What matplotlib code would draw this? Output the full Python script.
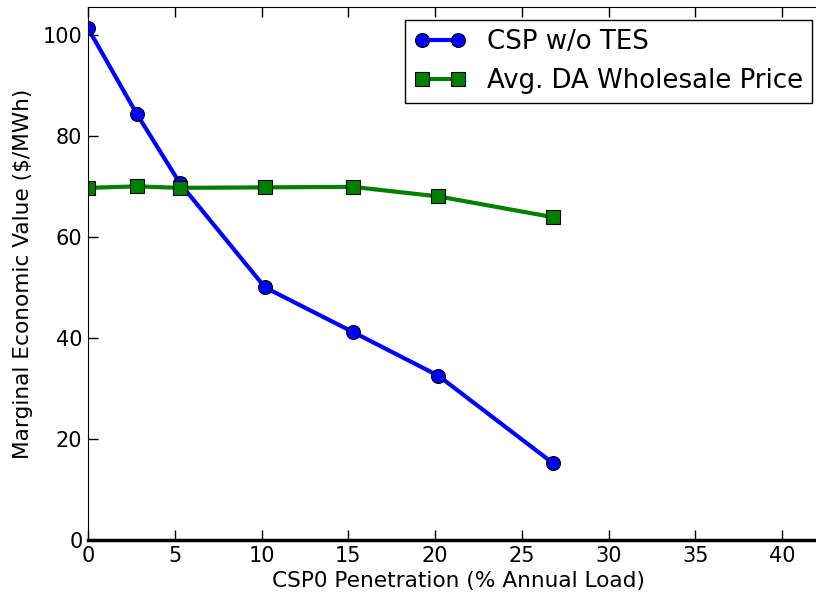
import matplotlib
matplotlib.use("Agg")
import matplotlib.pyplot as plt

# Data
penetration = [0.0, 2.8, 5.3, 10.2, 15.25, 20.2, 26.8]
csp_value = [101.3, 84.4, 70.6, 50.0, 41.2, 32.5, 15.2]
da_price = [69.7, 70.0, 69.7, 69.8, 69.9, 68.0, 63.9]

fig = plt.figure(figsize=(8.16, 5.95), dpi=100)
# axes extends past the right edge of the figure (the reference is cropped)
ax = fig.add_axes([88/816, 55/595, 740/816, 533/595])

ax.plot(penetration, csp_value, "-o", color="b", lw=3, ms=10,
        mec="k", mew=0.8, label="CSP w/o TES")
ax.plot(penetration, da_price, "-s", color=(0, 0.5, 0), lw=3, ms=10,
        mec="k", mew=0.8, label="Avg. DA Wholesale Price")

ax.set_xlim(0, 42.65)
ax.set_ylim(0, 105.5)
ax.set_xticks(range(0, 45, 5))
ax.set_yticks(range(0, 101, 20))
ax.tick_params(direction="in", top=True, right=False, length=7, width=1,
               labelsize=15, pad=4)
ax.spines["bottom"].set_linewidth(2.5)

ax.set_xlabel("CSP0 Penetration (% Annual Load)", fontsize=15.6, labelpad=4)
ax.set_ylabel("Marginal Economic Value ($/MWh)", fontsize=15.6, labelpad=7)

ax.legend(loc="upper right", bbox_to_anchor=(812/816, 1 - 20/595),
          bbox_transform=fig.transFigure, numpoints=2, fontsize=18.7,
          fancybox=False, edgecolor="k", framealpha=1,
          handlelength=2.0, borderaxespad=0, borderpad=0.35)

fig.savefig("out.png", dpi=100)
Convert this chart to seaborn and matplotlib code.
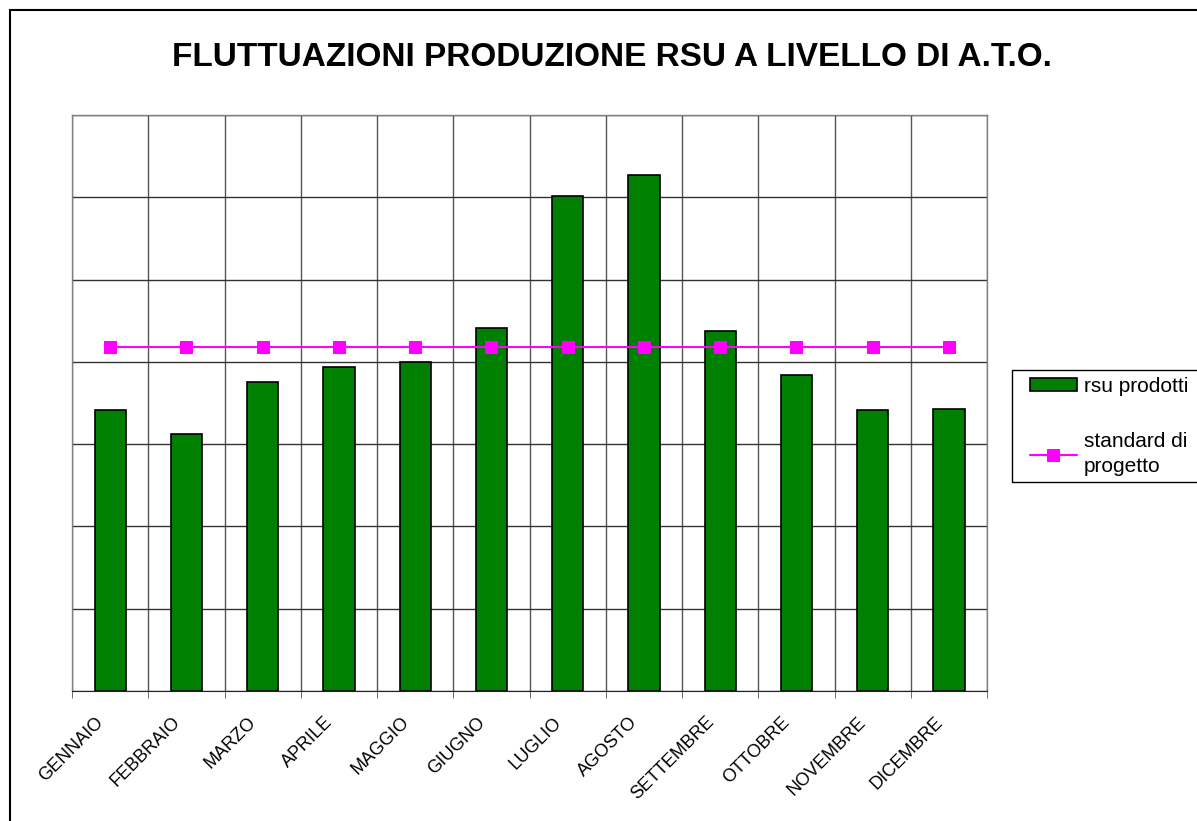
import numpy as np
import pandas as pd
import matplotlib
matplotlib.use('Agg')
import matplotlib.pyplot as plt
import matplotlib.transforms as mtrans
from matplotlib.patches import Rectangle
import seaborn as sns

# Data (unit = one grid step)
mesi = ['GENNAIO', 'FEBBRAIO', 'MARZO', 'APRILE', 'MAGGIO', 'GIUGNO',
        'LUGLIO', 'AGOSTO', 'SETTEMBRE', 'OTTOBRE', 'NOVEMBRE', 'DICEMBRE']
rsu_prodotti = [3.41, 3.12, 3.75, 3.94, 4.00, 4.41, 6.01, 6.27, 4.37, 3.84, 3.41, 3.43]
standard_progetto = [4.18] * 12

df = pd.DataFrame({'mese': mesi, 'rsu': rsu_prodotti, 'standard': standard_progetto})

sns.set_style('white')
plt.rcParams['font.family'] = ['Liberation Sans', 'DejaVu Sans']
plt.rcParams['text.color'] = 'black'
plt.rcParams['xtick.color'] = 'black'
plt.rcParams['xtick.labelcolor'] = 'black'

fig = plt.figure(figsize=(11.97, 8.21), dpi=100)
ax = fig.add_axes([0.0602, 0.1583, 0.7644, 0.7016])

sns.barplot(data=df, x='mese', y='rsu', color='#008000', edgecolor='black',
            linewidth=1.2, width=0.41, saturation=1, ax=ax, label='rsu prodotti', zorder=3)
sns.lineplot(data=df, x='mese', y='standard', color='#ff00ff', lw=1.5, marker='s',
             markersize=8, markeredgecolor='#ff00ff', sort=False, ax=ax,
             label='standard di\nprogetto', zorder=4)

ax.set_xlim(-0.5, 11.5)
ax.set_ylim(0, 7)
ax.set_yticks(np.arange(0, 8))
ax.set_yticklabels([])
ax.set_xlabel('')
ax.set_ylabel('')

# gridlines
ax.set_xticks(np.arange(-0.5, 12, 1), minor=True)
ax.grid(True, axis='y', which='major', color='#333333', lw=1.0, zorder=0)
ax.grid(True, axis='x', which='minor', color='#555555', lw=1.0, zorder=0)
ax.grid(False, axis='x', which='major')
ax.tick_params(axis='x', which='major', length=0, pad=12)
ax.tick_params(axis='x', which='minor', length=5, color='#555555', direction='out', bottom=True)
ax.tick_params(axis='y', length=0)
shift = mtrans.ScaledTranslation(-15 / 100, -6 / 100, fig.dpi_scale_trans)
for lab in ax.get_xticklabels():
    lab.set_rotation(45)
    lab.set_ha('right')
    lab.set_va('top')
    lab.set_rotation_mode('anchor')
    lab.set_fontsize(13)
    lab.set_color('black')
    lab.set_transform(lab.get_transform() + shift)

for s in ['top', 'right', 'left']:
    ax.spines[s].set_color('#808080')
    ax.spines[s].set_linewidth(1.0)
ax.spines['bottom'].set_color('#222222')

fig.text(0.511, 0.930, 'FLUTTUAZIONI PRODUZIONE RSU A LIVELLO DI A.T.O.',
         ha='center', va='center', fontsize=24, fontweight='bold', color='black')

handles, labels = ax.get_legend_handles_labels()
order = [labels.index('rsu prodotti'), labels.index('standard di\nprogetto')]
leg = ax.legend([handles[i] for i in order], [labels[i] for i in order],
                loc='upper left', bbox_to_anchor=(1030 / 1197, 1 - 377 / 821),
                bbox_transform=fig.transFigure, frameon=False,
                fontsize=15, labelspacing=1.75, handlelength=2.25, handleheight=0.6,
                handletextpad=0.35, borderpad=0, borderaxespad=0)
for t in leg.get_texts():
    t.set_color('black')
    t.set_linespacing(1.38)

# legend box
fig.patches.append(Rectangle((1012 / 1197, 1 - 482 / 821), 0.2, 112 / 821,
                             transform=fig.transFigure, fill=False,
                             edgecolor='black', lw=1.0))

# outer chart border
fig.patches.append(Rectangle((10 / 1197, -0.1), 1.2, 1.1 - 10 / 821,
                             transform=fig.transFigure, fill=False,
                             edgecolor='black', lw=1.5))

fig.savefig('out.png', dpi=100)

▶ [Instructions for the task]
Using the entries above, reproduce word for word only the lines from the one that contains "Convert this chart" to the one that contains "import seaborn as sns", both ends included, and drop every picture.

▶ [Response to the exercise]
Convert this chart to seaborn and matplotlib code.
import numpy as np
import pandas as pd
import matplotlib
matplotlib.use('Agg')
import matplotlib.pyplot as plt
import matplotlib.transforms as mtrans
from matplotlib.patches import Rectangle
import seaborn as sns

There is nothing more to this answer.